Lawyer Fined For Failing To Identify Panama Paper Clients’ PEP Status

A London lawyer, whose clients were linked to the Panama Paper scandal, has been fined by the Solicitors Disciplinary Tribunal (SDT).

Khalid Mohammed Sharif, partner at Westminster private client firm, Child & Child, was fined £45,000 for failing to carry out adequate due diligence on wealthy foreign clients that were politically exposed persons (PEPs). Additionally, Sharif was ordered to pay costs totalling £40,000.

The tribunal representative claimed that Sharif “failed to take any or any adequate steps to ascertain from publicly available information” and that the fine was an “appropriate and proportionate sanction in all the circumstances.”

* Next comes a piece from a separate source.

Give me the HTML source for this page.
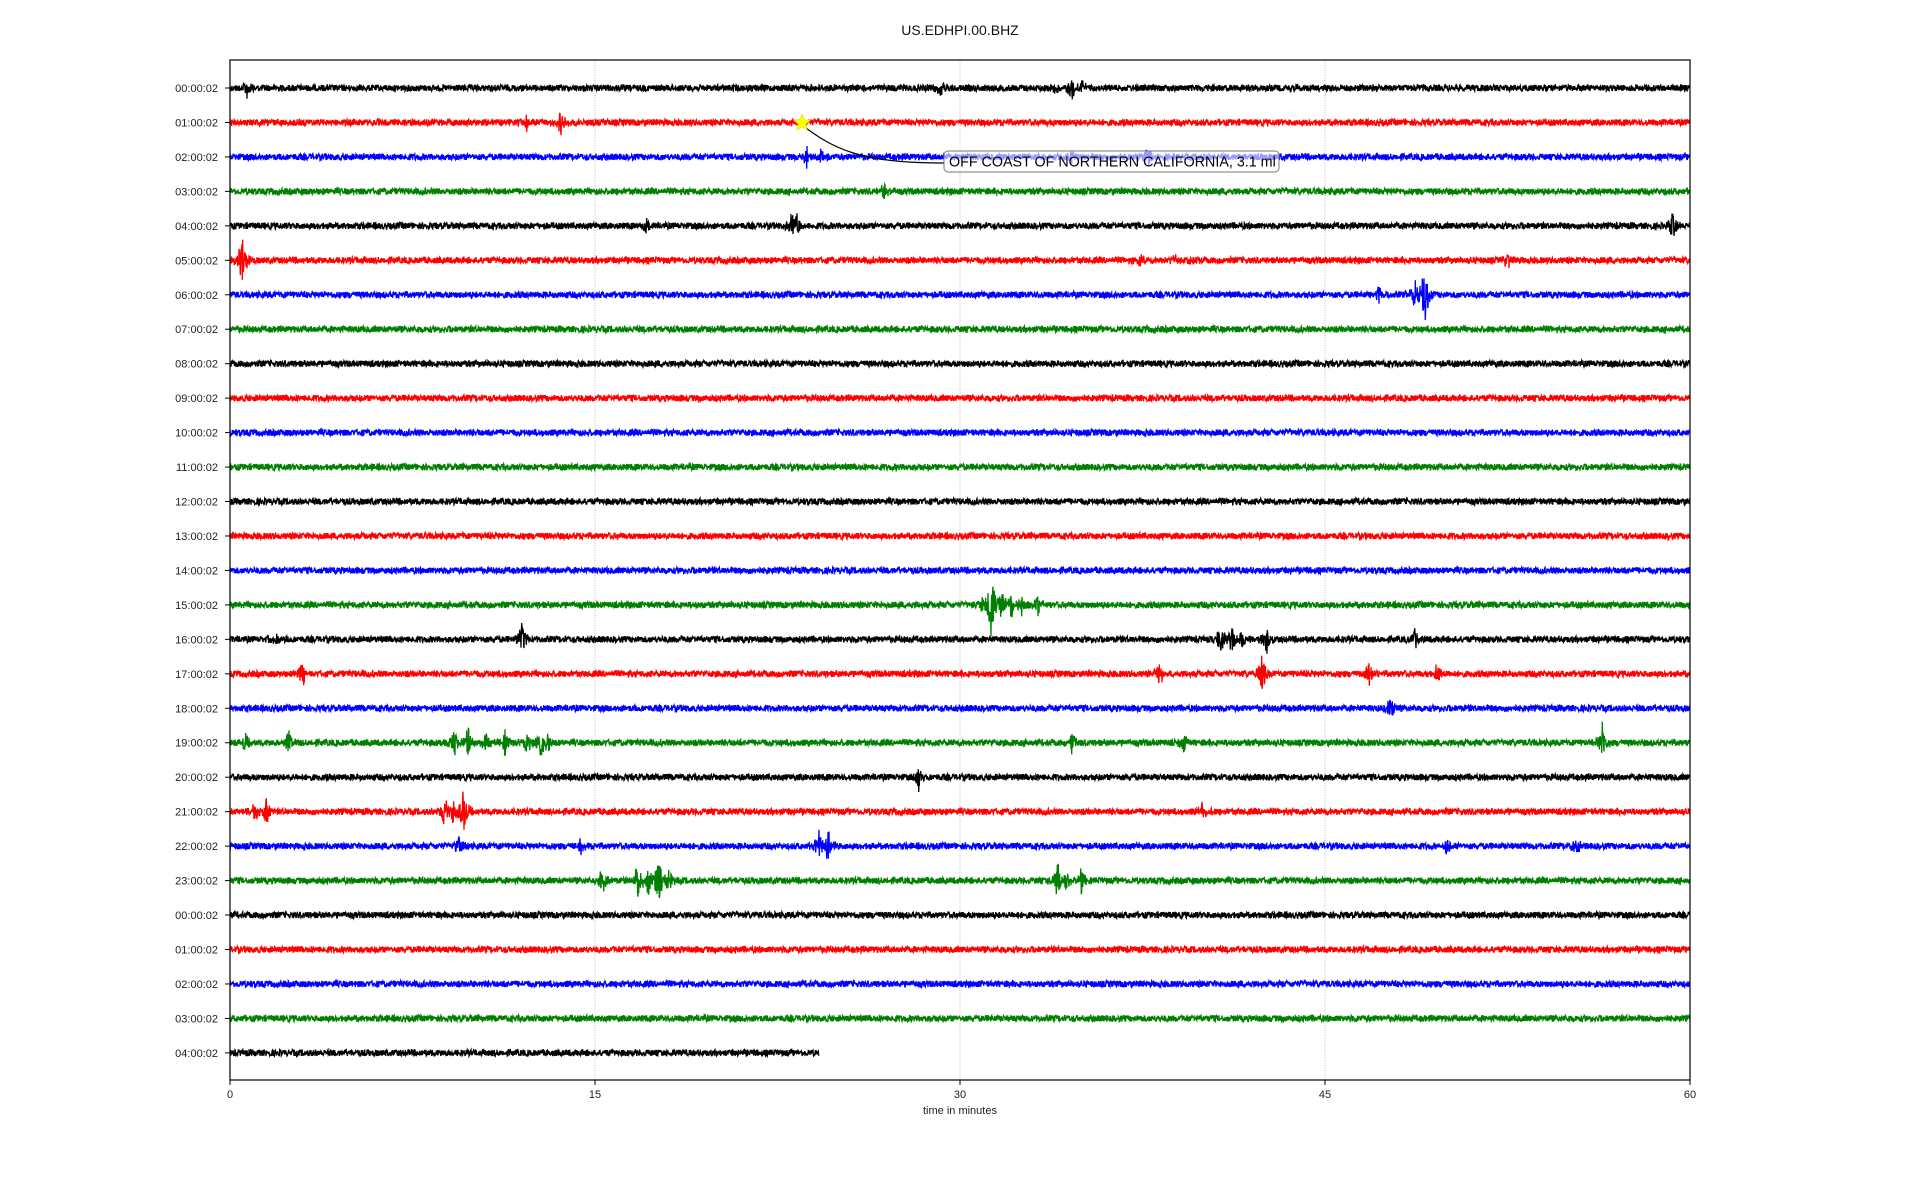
<!DOCTYPE html>
<html><head><meta charset="utf-8"><style>
html,body{margin:0;padding:0;background:#fff;width:1920px;height:1200px;overflow:hidden;font-family:"Liberation Sans","DejaVu Sans",sans-serif}
svg{display:block}
</style></head><body>
<svg id="s" width="1920" height="1200" xmlns="http://www.w3.org/2000/svg">
<rect width="1920" height="1200" fill="#fff"/>
<g id="grid" stroke="#b0b0b0" stroke-width="0.8" stroke-dasharray="1,1.5">
<line x1="595" y1="60" x2="595" y2="1080"/><line x1="960" y1="60" x2="960" y2="1080"/><line x1="1325" y1="60" x2="1325" y2="1080"/>
</g>
<g id="traces"></g>
<rect x="230" y="60" width="1460" height="1020" fill="none" stroke="#000" stroke-width="1.2"/>
<g id="labels" font-size="11" fill="#222" text-anchor="end"></g>
<g font-size="11" fill="#222" text-anchor="middle">
<text x="230" y="1098">0</text><text x="595" y="1098">15</text><text x="960" y="1098">30</text><text x="1325" y="1098">45</text><text x="1690" y="1098">60</text>
<text x="960" y="1114">time in minutes</text>
</g>
<g stroke="#000" stroke-width="1">
<line x1="230" y1="1080" x2="230" y2="1085"/><line x1="595" y1="1080" x2="595" y2="1085"/><line x1="960" y1="1080" x2="960" y2="1085"/><line x1="1325" y1="1080" x2="1325" y2="1085"/><line x1="1690" y1="1080" x2="1690" y2="1085"/>
</g>
<text x="960" y="35" font-size="14" text-anchor="middle" fill="#111">US.EDHPI.00.BHZ</text>
<path d="M802,125 C832,148 860,163 939,163 L944,163" fill="none" stroke="#000" stroke-width="1.2"/>
<polygon id="star" fill="#ffff00" stroke="#e0d000" stroke-width="0.5"/>
<rect x="944" y="151" width="335" height="21" rx="4" fill="rgba(255,255,255,0.6)" stroke="#777" stroke-width="1"/>
<text x="949" y="166.5" font-size="14.3" fill="#000">OFF COAST OF NORTHERN CALIFORNIA, 3.1 ml</text>
</svg>
<script>
(function(){
var NS="http://www.w3.org/2000/svg";
var seed=12345;function r(){seed=(seed*1103515245+12345)&0x7fffffff;return seed/0x7fffffff;}
var colors=["#000","#f00","#00f","#008000"];
var x0=230,px=1460/60,y0=88,dy=34.46;
var ev={0:[[0.7,12],[29.2,12],[34,8],[34.6,12],[35,10]],1:[[12.2,8],[13.6,12]],2:[[23.7,10],[24.3,10],[34.6,8],[37.7,12]],3:[[26.9,10]],4:[[17.1,12],[23.1,15],[23.3,15],[59.3,15]],5:[[0.5,30],[37.4,8],[52.5,10],[38.8,6],[39.6,6]],6:[[47.2,10],[48.7,15],[49.1,35]],15:[[31.3,45],[31.7,15],[32.1,15],[32.5,12],[33.2,10],[30.9,8]],16:[[1.9,8],[12,20],[40.7,15],[41.2,15],[41.6,12],[42.6,15],[48.7,10]],17:[[3,15],[38.2,15],[42.4,20],[46.8,12],[49.6,12]],18:[[47.7,15]],19:[[0.6,10],[2.4,12],[9.2,15],[9.8,18],[10.5,12],[11.3,12],[12.2,12],[12.8,15],[13.1,12],[34.6,12],[39.2,12],[56.4,20]],20:[[28.3,15]],21:[[1,10],[1.5,15],[8.8,20],[9.2,14],[9.6,25],[40,15]],22:[[9.4,12],[14.4,8],[24.2,18],[24.6,18],[50,10],[55.3,12]],23:[[15.3,15],[16.8,25],[17.2,15],[17.6,25],[18,12],[34,20],[34.4,12],[35,15]]};
var labels=document.getElementById("labels"),tr=document.getElementById("traces");
for(var i=0;i<29;i++){
 var y=y0+i*dy,h=i%24;
 var t=document.createElementNS(NS,"text");t.setAttribute("x",218);t.setAttribute("y",y+4);
 t.textContent=(h<10?"0":"")+h+":00:02";labels.appendChild(t);
 var tk=document.createElementNS(NS,"line");tk.setAttribute("x1",225);tk.setAttribute("x2",230);tk.setAttribute("y1",y);tk.setAttribute("y2",y);tk.setAttribute("stroke","#000");labels.appendChild(tk);
 var end=(i==28)?24.2:60,n=Math.floor(end*px*3),E=ev[i]||[];
 var d="";
 for(var k=0;k<=n;k++){
  var x=x0+k/3,m=(x-x0)/px,a=(r()*2-1)*3.2;
  for(var j=0;j<E.length;j++){var dd=Math.abs(m-E[j][0])*px;if(dd<10){var env=Math.exp(-dd/3);a+=(r()*2-1)*E[j][1]*env;}}
  d+=(k?"L":"M")+x.toFixed(1)+","+(y+a).toFixed(1);
 }
 var p=document.createElementNS(NS,"path");p.setAttribute("d",d);p.setAttribute("fill","none");p.setAttribute("stroke",colors[i%4]);p.setAttribute("stroke-width","1.3");tr.appendChild(p);
}
var cx=802,cy=123,pts=[];
for(var k=0;k<10;k++){var rr=k%2?4:9,an=-Math.PI/2+k*Math.PI/5;pts.push((cx+rr*Math.cos(an)).toFixed(1)+","+(cy+rr*Math.sin(an)).toFixed(1));}
document.getElementById("star").setAttribute("points",pts.join(" "));
})();
</script>
</body></html>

Although the Tribunal has not identified the clients associated with the case, reports have claimed that they were related to the president of Azerbaijan. Under the current rules and legislation concerning money laundering, any person connected with senior political officials should be considered as a politically exposed person and simple due diligence should have ensured that this protocol was followed.

In actual fact, Sharif failed to make the necessary associations between the president of Azerbaijan and his daughters, whom he was instructed by to complete two property purchases.

Sharif was instructed to complete the purchase of two flats in London’s exclusive Knightsbridge region for a combined total of £60 million. Although contracts were exchanged in 2015, the deal failed. Again, when completing the source of funds for the reported £14 million worth of deposits, the PEP status was still not recognised by the lawyer.

It has been alleged that the clients were also the owners of a British Virgin Islands company that was set up by Mossack Fonseca, the law firm from which sensitive information was stolen during the Panama Paper data breach. The list of failures to ascertain the PEP credentials of the clients has culminated in the conclusive verdict from the Tribunal.

The case findings and sanctions highlighted the fact that: “Between February 2015 and April 2016, he failed to take any or any adequate steps to ascertain, from publicly available information or at all, at the time of acting for them, whether the X clients were: (a) politically exposed persons, pursuant to Regulation 14 of The Money Laundering Regulations 2007.

“The tribunal found that the Respondent was wholly culpable for his misconduct. Given the nature of his work, it was even more incumbent on the Respondent to ensure that he complied with the rules and regulations regime to minimise the risk of money laundering. It was a matter, given the nature of his work, to which he ought to have paid very close attention.

“Further, he was the MRLO at the firm. This should have heightened his sense of obligations, and his awareness of the risks. He was directly in control of the circumstances and was a senior solicitor. Given the nature of the misconduct and the respondent’s admitted failures, the Tribunal assessed his culpability as high.”

Whilst the Tribunal viewed the potential of money laundering through property to be extremely serious, the SDT also conceded that the misconduct “was not so serious that the protection of the public and the protection of the reputation of the profession required him to be removed from practice.”

Does the extent of the fine reflect the failure to complete important due diligence? Is there enough help, support and guidance for legal professionals concerning their obligations on money laundering issues?